Num 34:24 Of the tribe of the children of Ephraim a prince, Kemuel the son of Shiphtan-
'Established by God', the same word used in Ex. 6:4 of how God established His covenant to give Canaan to Israel. The names of the princes are generally reflective of spirituality, but just as Joshua enabled their inheritance of the land, Israel as individuals still had to personally respond to spiritual leadership. And they generally didn't.

Num 34:25 Of the tribe of the children of Zebulun a prince, Elizaphan the son of Parnach-
'Hidden / treasured by God', the same word used for how Moses was hidden and preserved. Again we have the sense that this man appreciated grace, that Israel were only inheriting the land because God had preserved them to do so, despite all their catalogue of rebellions against Him.

Num 34:26 Of the tribe of the children of Issachar a prince, Paltiel the son of Azzan-
'Paltiel', delivered by God, as noted on :25, is another reflection of how God alone had delivered Israel to receive the Kingdom inheritance which they didn't deserve.

Num 34:27 Of the tribe of the children of Asher a prince, Ahihud the son of Shelomi-
Ahihud' is a form of the Hebrew word often used for the glory / majesty of God.

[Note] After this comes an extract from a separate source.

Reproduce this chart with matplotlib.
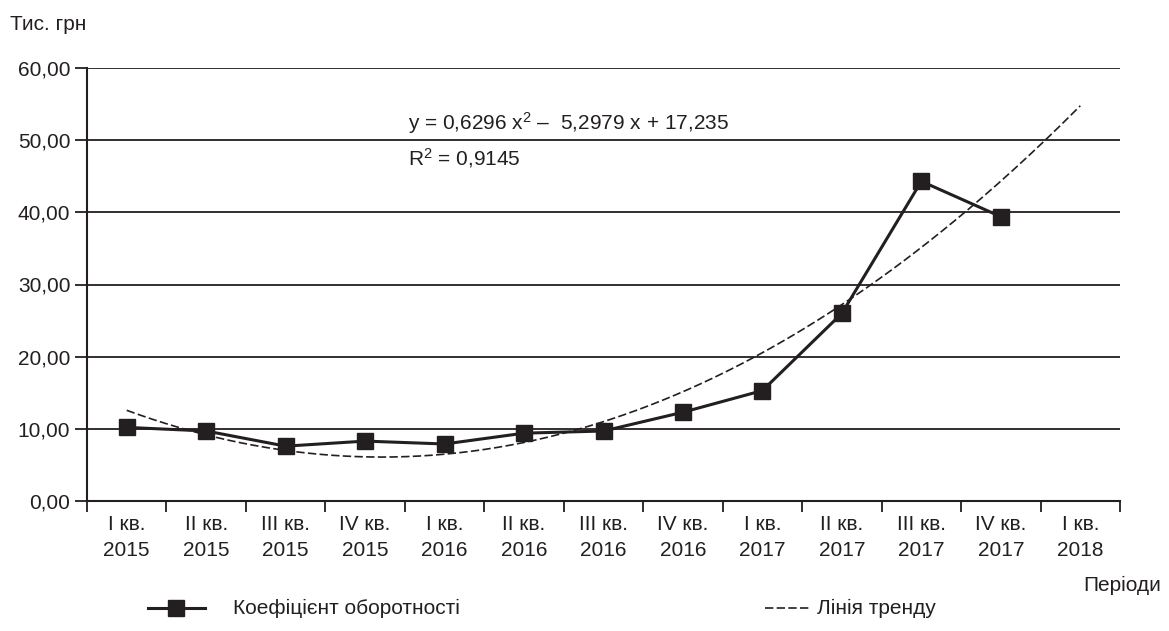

He saw the possession of the Kingdom as a manifestation of God's glory, rather than being due to Israel's obedience.

Num 34:28 Of the tribe of the children of Naphtali a prince, Pedahel the son of Ammihud-
'Pedahel' means 'God has ransomed', using the word commonly used for His ransom of Israel from Egypt (Ex. 13:13,15; 21:8 etc.). Nearly all these names reflect an awareness of God's saving grace in giving Israel the Kingdom.

Num 34:29 These are they whom Yahweh commanded to divide the inheritance to the children of Israel in the land of Canaan-
This is emphasized because it was not God's intention that the people just grabbed whatever bit of farmland appeared attractive to them. Likewise we are not to as it were decide how we would like to serve God, but to accept that we have a specific inheritance uniquely prepared for us; and to inherit that, rather than hankering for something else. For God intends only what is best for us in our latter end.